Kenneth Whistler kenw at sybase.com
Sat Dec 22 03:18:01 CET 2007


jfc said:

> I doubt the IETF has the available 
> expertise to check this document, so any RFC proposition including 
> this propositions will not survive the IETF LC razor (cf. RFC 3935).

I respectfully disagree.

First of all, for nearly all of the users of the IDNA
specification, they will simply be using a predefined
table in the context of the IDNAbis string preparation
step (defined in the other document). They aren't going
to need to be checking the detailed derivation of the
table itself in order to implement correct and conformant
checking of IDNs according to the future RFC.

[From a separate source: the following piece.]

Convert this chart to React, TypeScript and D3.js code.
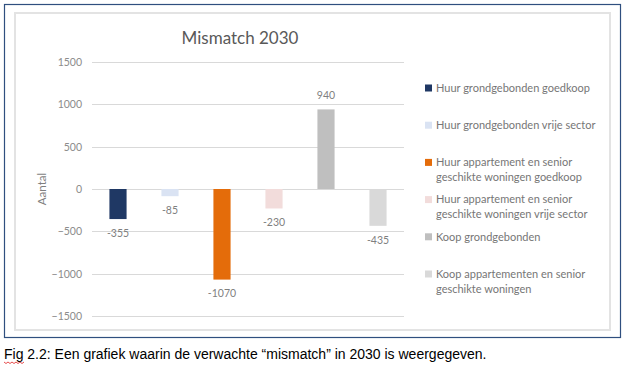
import React, { useRef, useEffect } from "react";
import * as d3 from "d3";

const categories = [
  "Huur grondgebonden goedkoop",
  "Huur grondgebonden vrije sector",
  "Huur appartement en senior geschikte woningen goedkoop",
  "Huur appartement en senior geschikte woningen vrije sector",
  "Koop grondgebonden",
  "Koop appartementen en senior geschikte woningen",
];
const legendLines = [
  ["Huur grondgebonden goedkoop"],
  ["Huur grondgebonden vrije sector"],
  ["Huur appartement en senior", "geschikte woningen goedkoop"],
  ["Huur appartement en senior", "geschikte woningen vrije sector"],
  ["Koop grondgebonden"],
  ["Koop appartementen en senior", "geschikte woningen"],
];
const values = [-355, -85, -1070, -230, 940, -435];
const colors = ["#1f3864", "#dae3f3", "#e46c0a", "#f2dcdb", "#bfbfbf", "#d9d9d9"];
const yTicks = [-1500, -1000, -500, 0, 500, 1000, 1500];

const W = 625;
const H = 366;
const plot = { left: 92, right: 404, top: 62, bottom: 316 };
const font = "Lato, 'Open Sans', sans-serif";

const App: React.FC = () => {
  const svgRef = useRef<SVGSVGElement | null>(null);

  useEffect(() => {
    if (!svgRef.current) return;
    const svg = d3.select(svgRef.current);
    svg.selectAll("*").remove();

    // outer frame + chart area
    svg.append("rect")
      .attr("x", 4.5).attr("y", 4.5).attr("width", 616).attr("height", 333)
      .attr("fill", "#fff").attr("stroke", "#2f4f7f").attr("stroke-width", 1.2);
    svg.append("rect")
      .attr("x", 15).attr("y", 13).attr("width", 595).attr("height", 317)
      .attr("fill", "#fff").attr("stroke", "#e3e3e3").attr("stroke-width", 2);

    const x = d3.scaleBand<string>()
      .domain(categories)
      .range([plot.left, plot.right])
      .paddingInner(0.67)
      .paddingOuter(0.335);

    const y = d3.scaleLinear().domain([-1500, 1500]).range([plot.bottom, plot.top]);

    // gridlines
    svg.append("g")
      .selectAll("line")
      .data(yTicks)
      .join("line")
      .attr("x1", plot.left).attr("x2", plot.right)
      .attr("y1", (d) => Math.round(y(d)) + 0.5).attr("y2", (d) => Math.round(y(d)) + 0.5)
      .attr("stroke", "#d9d9d9").attr("stroke-width", 1);

    // y axis labels
    const yAxis = svg.append("g")
      .attr("transform", `translate(${plot.left - 10},0)`)
      .call(d3.axisLeft(y).tickValues(yTicks).tickFormat(d3.format("d")).tickSize(0).tickPadding(0));
    yAxis.select(".domain").remove();
    yAxis.selectAll("text")
      .attr("font-family", font).attr("font-size", 10.5).attr("fill", "#8c8c8c");

    svg.append("text")
      .attr("transform", `translate(46,${(plot.top + plot.bottom) / 2}) rotate(-90)`)
      .attr("text-anchor", "middle")
      .attr("font-family", font).attr("font-size", 11.5).attr("fill", "#7f7f7f")
      .text("Aantal");

    // bars
    svg.append("g")
      .selectAll("rect")
      .data(values)
      .join("rect")
      .attr("x", (_, i) => x(categories[i]) as number)
      .attr("width", x.bandwidth())
      .attr("y", (d) => y(Math.max(0, d)))
      .attr("height", (d) => Math.abs(y(d) - y(0)))
      .attr("fill", (_, i) => colors[i]);

    // value labels
    svg.append("g")
      .selectAll("text")
      .data(values)
      .join("text")
      .attr("x", (_, i) => (x(categories[i]) as number) + x.bandwidth() / 2)
      .attr("y", (d) => y(d) + (d < 0 ? 14 : -14))
      .attr("dy", "0.35em")
      .attr("text-anchor", "middle")
      .attr("font-family", font).attr("font-size", 10.5).attr("fill", "#7f7f7f")
      .text((d) => d);

    // title
    svg.append("text")
      .attr("x", 240).attr("y", 44)
      .attr("text-anchor", "middle")
      .attr("font-family", font).attr("font-size", 17).attr("fill", "#595959")
      .text("Mismatch 2030");

    // legend
    const ly = d3.scalePoint<number>().domain(d3.range(categories.length)).range([88, 274]);
    const leg = svg.append("g")
      .selectAll("g")
      .data(legendLines)
      .join("g")
      .attr("transform", (_, i) => `translate(425,${ly(i)})`);
    leg.append("rect")
      .attr("x", 0).attr("y", -3.5).attr("width", 7).attr("height", 7)
      .attr("fill", (_, i) => colors[i]);
    leg.each(function (lines) {
      const t = d3.select(this).append("text")
        .attr("font-family", font).attr("font-size", 11).attr("fill", "#767676");
      lines.forEach((l, j) => {
        t.append("tspan").attr("x", 11).attr("y", j * 15).attr("dy", "0.35em").text(l);
      });
    });

    // caption
    svg.append("text")
      .attr("x", 4).attr("y", 359)
      .attr("font-family", "'Liberation Sans', Arial, sans-serif")
      .attr("font-size", 14).attr("fill", "#000")
      .text("Fig 2.2: Een grafiek waarin de verwachte \u201cmismatch\u201d in 2030 is weergegeven.");

    // spell-check squiggle under "Fig"
    const pts: [number, number][] = d3.range(0, 11).map((i) => [4 + i * 2, 362 + (i % 2) * 1.5]);
    svg.append("path")
      .attr("d", d3.line()(pts))
      .attr("fill", "none").attr("stroke", "#e02020").attr("stroke-width", 0.8);
  }, []);

  return (
    <div style={{ position: "absolute", left: 0, top: 0 }}>
      <svg ref={svgRef} width={W} height={H} style={{ display: "block", background: "#fff" }} />
    </div>
  );
};

export default App;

What Patrik's document is about, and what Mark's and my
contribution is about, is really the instructions for
those who will be checking the derivation of the table
itself, before its publication.

And even if we turn to the checking of the table itself --
the expertise required is no more than parsing a few
values out of simply formattted, publicly available and stable
plain text data files, and then doing a few set addition and set
subtraction operations on the results.

As Mark and I have suggested for the table derivation, it
is not even necessary to have available a conformant
implementation of Unicode normalization or Unicode casefolding
to hand in order to derive the desired result: keeping characters
which are unstable under normalization or casefolding out of the
set used for IDNs. Those values also can simply be parsed
out of simply-formatted plain text files without having
to independently implement Unicode normalization or casefolding
for that step.

And as I just noted in the message re IDN_Always and IDN_Never,
I have posted the results of table derivations for all
versions of Unicode from Version 3.2 through Unicode 5.0
(and the yet-to-be-released Unicode 5.1). So anyone who wants
to independently check their parsing and set subtraction has
an easy way to compare results for any Unicode version. Such files
could, of course, be made permanently available once we
agree on all the details of what we want to be in or out of the
NEVER and ALWAYS classes.

This seems technically quite straightforward to me, and is
certainly well within the expertise of any number of IETF
participants, including those discussing this issue here.